The Cathartic Pessimism of ‘Oh Hello!’
2016 was a very, very bad year no matter how you slice it. In tough times, comedy is often a form of escape that people turn to when they need comforting. With that in mind, we asked our contributors to pick the one piece of comedy in any form that they turn to when they really need cheering up. We’ll be sharing their choices throughout the week in a package we’re calling “The Best Medicine.”
To me, this year’s election felt like a prank orchestrated by a curmudgeonly, tone-deaf New Yorker. And if Donald Trump had a favorite prank show, it would probably be Too Much Tuna. It’s simple and to-the-point: Gil Faizon and George St. Geegland (played by Nick Kroll and John Mulaney, respectively) con a different guest each week with the same premise: take them to a diner and give them too much tuna fish.

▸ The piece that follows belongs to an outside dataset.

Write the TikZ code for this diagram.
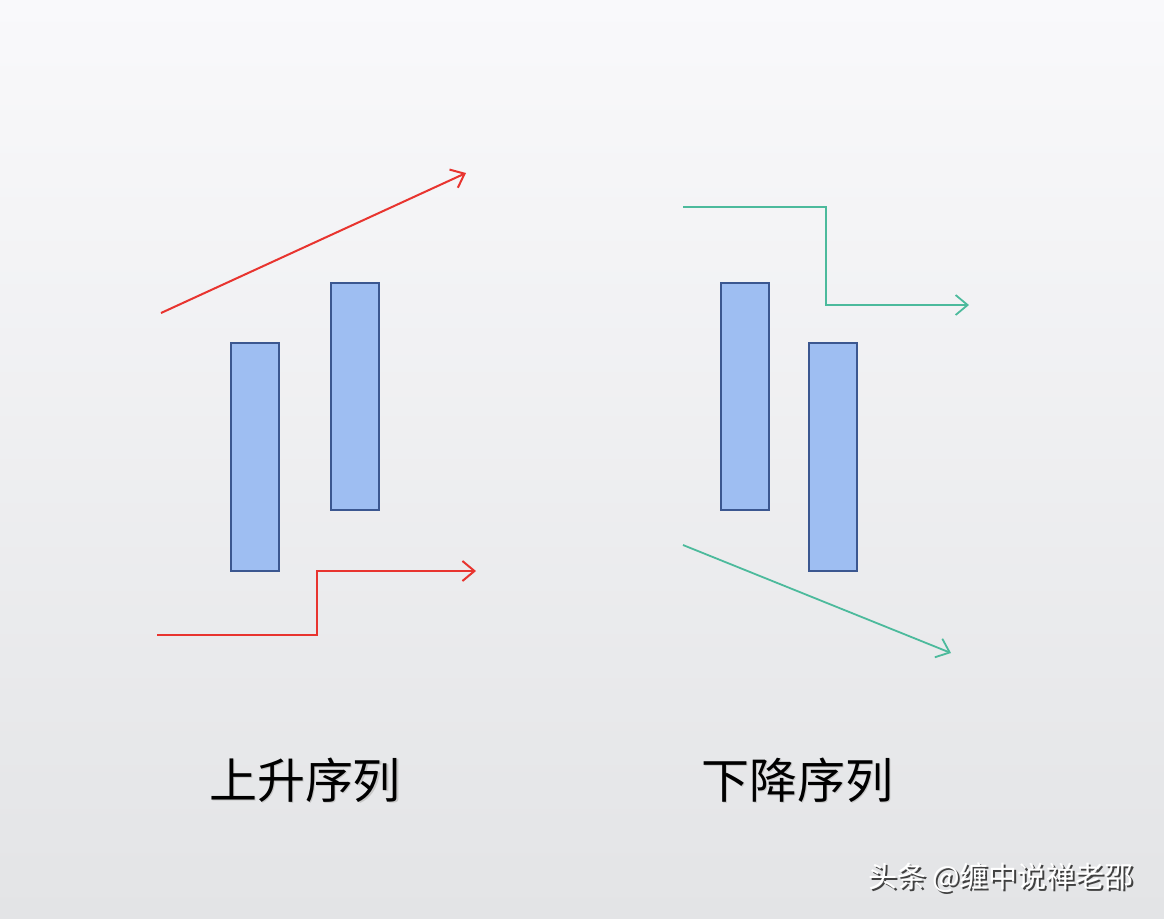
\documentclass[tikz,border=0pt]{standalone}
\usepackage{fontspec}
\setmainfont{Noto Sans CJK SC}
\usetikzlibrary{arrows.meta}
\definecolor{barfill}{HTML}{9EBEF2}
\definecolor{bardraw}{HTML}{3B5790}
\definecolor{upred}{HTML}{E8342F}
\definecolor{downgreen}{HTML}{4CBA9C}
\definecolor{bgtop}{HTML}{F9F9FB}
\definecolor{bgbot}{HTML}{E3E4E6}
\begin{document}
\begin{tikzpicture}[x=0.5pt,y=-0.5pt,
  bar/.style={draw=bardraw,line width=0.8pt,fill=barfill,minimum width=24pt,inner sep=0pt,outer sep=0pt},
  uparrow/.style={draw=upred,line width=1pt,-{Straight Barb[length=6pt,width=10pt]}},
  downarrow/.style={draw=downgreen,line width=0.9pt,-{Straight Barb[length=6pt,width=10pt]}},
  title/.style={font=\fontsize{24pt}{24pt}\selectfont,text=black,inner sep=0pt},
  titleshadow/.style={font=\fontsize{24pt}{24pt}\selectfont,text=black!22,inner sep=0pt},
  wmtext/.style={font=\fontsize{14.5pt}{14.5pt}\selectfont,text=white,inner sep=0pt},
  wmshadow/.style={font=\fontsize{14.5pt}{14.5pt}\selectfont,text=black!75,inner sep=0pt}]
\shade[top color=bgtop,bottom color=bgbot] (0,0) rectangle (1164,918);
\useasboundingbox (0,0) rectangle (1164,918);
% bars
\node[bar,minimum height=114pt] (ub1) at (255,457) {};
\node[bar,minimum height=113.5pt] (ub2) at (355,396.5) {};
\node[bar,minimum height=113.5pt] (db1) at (745,396.5) {};
\node[bar,minimum height=114pt] (db2) at (833,457) {};
% rising arrows
\coordinate (ua1s) at (161,313);
\coordinate (ua1e) at (466,173);
\draw[uparrow] (ua1s) -- (ua1e);
\coordinate (ua2s) at (157,635);
\coordinate (ua2a) at (317,635);
\coordinate (ua2b) at (317,571);
\coordinate (ua2e) at (476,571);
\draw[uparrow] (ua2s) -- (ua2a) -- (ua2b) -- (ua2e);
% falling arrows
\coordinate (da1s) at (683,207);
\coordinate (da1a) at (826,207);
\coordinate (da1b) at (826,305);
\coordinate (da1e) at (969,305);
\draw[downarrow] (da1s) -- (da1a) -- (da1b) -- (da1e);
\coordinate (da2s) at (683,545);
\coordinate (da2e) at (951,653);
\draw[downarrow] (da2s) -- (da2e);
% titles
\node[titleshadow] at (306.5,781.5) {上升序列};
\node[title] (ut) at (305,780) {上升序列};
\node[titleshadow] at (798.5,781.5) {下降序列};
\node[title] (dt) at (797,780) {下降序列};
% watermark
\node[wmshadow] at (1003,880) {头条 @缠中说禅老邵};
\node[wmtext] (wm) at (1001,878) {头条 @缠中说禅老邵};
\end{tikzpicture}
\end{document}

If their victim refuses to be bested, Faizon and Geegland mock and deride them anyway because to them, their idea is foolproof, and they don’t have any other options. Sound familiar?
This year, Mulaney and Kroll brought Gil and George to Broadway, and their move from Off-Broadway to the Lyceum Theatre has only given them more room to kvetch. Watching Oh Hello is like reading Blaise Pascal: to George and Gil, the world is a horrible place filled with horrible people. Why should we expect positivity to be the natural state of affairs? Oh Hello reminds us that things have always been shit, and will always be shit. But George and Gil’s peculiar friendship perseveres throughout the series. In its surprising moments of tenderness, the stage adaptation endorses friendship, loyalty, and artistic integrity, all while making questionable jokes about bestiality and sexual assault.
This year, it’s been helpful to remember that America has seen worse years (“The power went out a few years ago and people didn’t even steal VCRs and kill each other,” laments George), and that we were never really, to put it in Trump terms, “great.” The pessimism of Oh Hello provides poignant catharsis in this year of too much bigotry, too much loss, and as always, too much tuna.